Torpemente dejé caer al suelo la bolsa de deporte y me lancé sobre la pistola que había ido detrás del sofá, la recogí y me giré hacia Alejandro.
No estaba ahí.
Era imposible, se estaba retorciendo de dolor, ¿donde se había ido tan rápido?
De nuevo una imagen se superpuso a mi visión, como algo que ya hubiese vivido, ese maldito monstruo caía encima de mi desde el techo. Levante la mirada y ahí estaba, con los dedos clavados en el techo y a punto de dejarse caer sobre mi. Tuve el tiempo justo de levantar la pistola y descerrajarle un tiro directo a la cara. Su cuerpo giró sobre sí mismo y pude oir el inconfundible crujido de huesos de su espalda al estamparse contra el suelo con un agujero sangrante donde antes tenía la cara.

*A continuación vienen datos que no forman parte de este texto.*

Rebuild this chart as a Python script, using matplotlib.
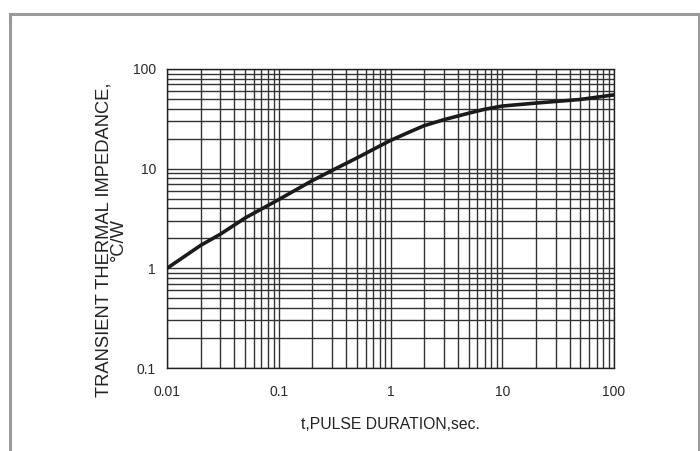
import matplotlib
matplotlib.use("Agg")
import matplotlib.pyplot as plt
from matplotlib.lines import Line2D
from matplotlib.ticker import LogLocator, NullFormatter, FixedLocator, FixedFormatter

plt.rcParams['font.family'] = ['Liberation Sans', 'DejaVu Sans']

t_sec = [0.01, 0.02, 0.03, 0.05, 0.1, 0.2, 0.3, 0.5, 0.7, 1, 1.5, 2, 3, 5, 7, 10, 20, 50, 100]
z_cw = [1.0, 1.7, 2.2, 3.2, 4.9, 7.6, 9.6, 12.8, 15.6, 19.2, 23.5, 27, 31, 36, 39.5, 42.5, 45.5, 49.5, 55]

x_ticks = [0.01, 0.1, 1, 10, 100]
x_labels = ["0.01", "0.1", "1", "10", "100"]
y_ticks = [0.1, 1, 10, 100]
y_labels = ["0.1", "1", "10", "100"]

W, H = 700, 451
fig = plt.figure(figsize=(W / 100, H / 100), dpi=100)
ax = fig.add_axes([167 / W, 1 - 368 / H, (614 - 167) / W, (368 - 69) / H])

ax.set_xscale('log')
ax.set_yscale('log')
ax.set_xlim(0.01, 100)
ax.set_ylim(0.1, 100)

ax.xaxis.set_major_locator(FixedLocator(x_ticks))
ax.xaxis.set_major_formatter(FixedFormatter(x_labels))
ax.yaxis.set_major_locator(FixedLocator(y_ticks))
ax.yaxis.set_major_formatter(FixedFormatter(y_labels))
ax.xaxis.set_minor_locator(LogLocator(base=10, subs=range(2, 10), numticks=20))
ax.yaxis.set_minor_locator(LogLocator(base=10, subs=range(2, 10), numticks=20))
ax.xaxis.set_minor_formatter(NullFormatter())
ax.yaxis.set_minor_formatter(NullFormatter())

ax.grid(True, which='both', color='#333333', linewidth=1.0)
ax.tick_params(which='both', length=0, labelsize=10, colors='#2a2a2a')
ax.tick_params(axis='x', pad=12)
ax.tick_params(axis='y', pad=8)
for s in ax.spines.values():
    s.set_color('#222222')
    s.set_linewidth(1.0)

ax.plot(t_sec, z_cw, color='#1a1a1a', linewidth=2.6, solid_capstyle='round',
        solid_joinstyle='round', zorder=5)

ax.set_xlabel("t,PULSE DURATION,sec.", fontsize=11.3, color='#222222', labelpad=13)
fig.text(111 / W, 1 - 239.5 / H, "TRANSIENT THERMAL IMPEDANCE,\n°C/W", rotation=90,
         ha='center', va='center', fontsize=13.2, color='#222222',
         multialignment='center', linespacing=0.76)

# grey outer frame
fc = '#9a9a9a'
fig.add_artist(Line2D([10 / W, 10 / W], [0, 1 - 14 / H], transform=fig.transFigure, color=fc, linewidth=2.2))
fig.add_artist(Line2D([10 / W, 699 / W], [1 - 14 / H, 1 - 14 / H], transform=fig.transFigure, color=fc, linewidth=2.2))
fig.add_artist(Line2D([699 / W, 699 / W], [0, 1 - 14 / H], transform=fig.transFigure, color=fc, linewidth=2.2))

fig.savefig("out.png", dpi=100)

Me aparte un paso y miré a los lados. Me acerqué de nuevo. Le disparé otra vez. A través de la sien. Desparramando sus sesos por el suelo.
En las películas de zombis que Gabriel siempre quería ver lo recomendaban.
Disparé una tercera vez. Por asegurarme.
Me metí la pistola al bolsillo, cogí la bolsa de deporte y bajé al laboratorio trastabillando por las escaleras. Había dejado todo preparado antes de subir. Salí por la puerta, arrastre dentro a los dos matones dormidos y me hice con las cerillas de uno de ellos. Volví a mi mesa, encendí el mechero bunsen y antes de salir volví a abrir la llave del gas. Era innecesario, como mucho una excusa secundaria, lo realmente explosivo y que reaccionaría primero eran los compuestos químicos sobre el mechero de laboratorio pero lo hice de todas formas.
Al día siguiente los periódicos se hacían eco de la explosión en un laboratorio de droga mientras yo empecé a planear cómo iba a gestionar el dinero que tenía en la bolsa de deporte.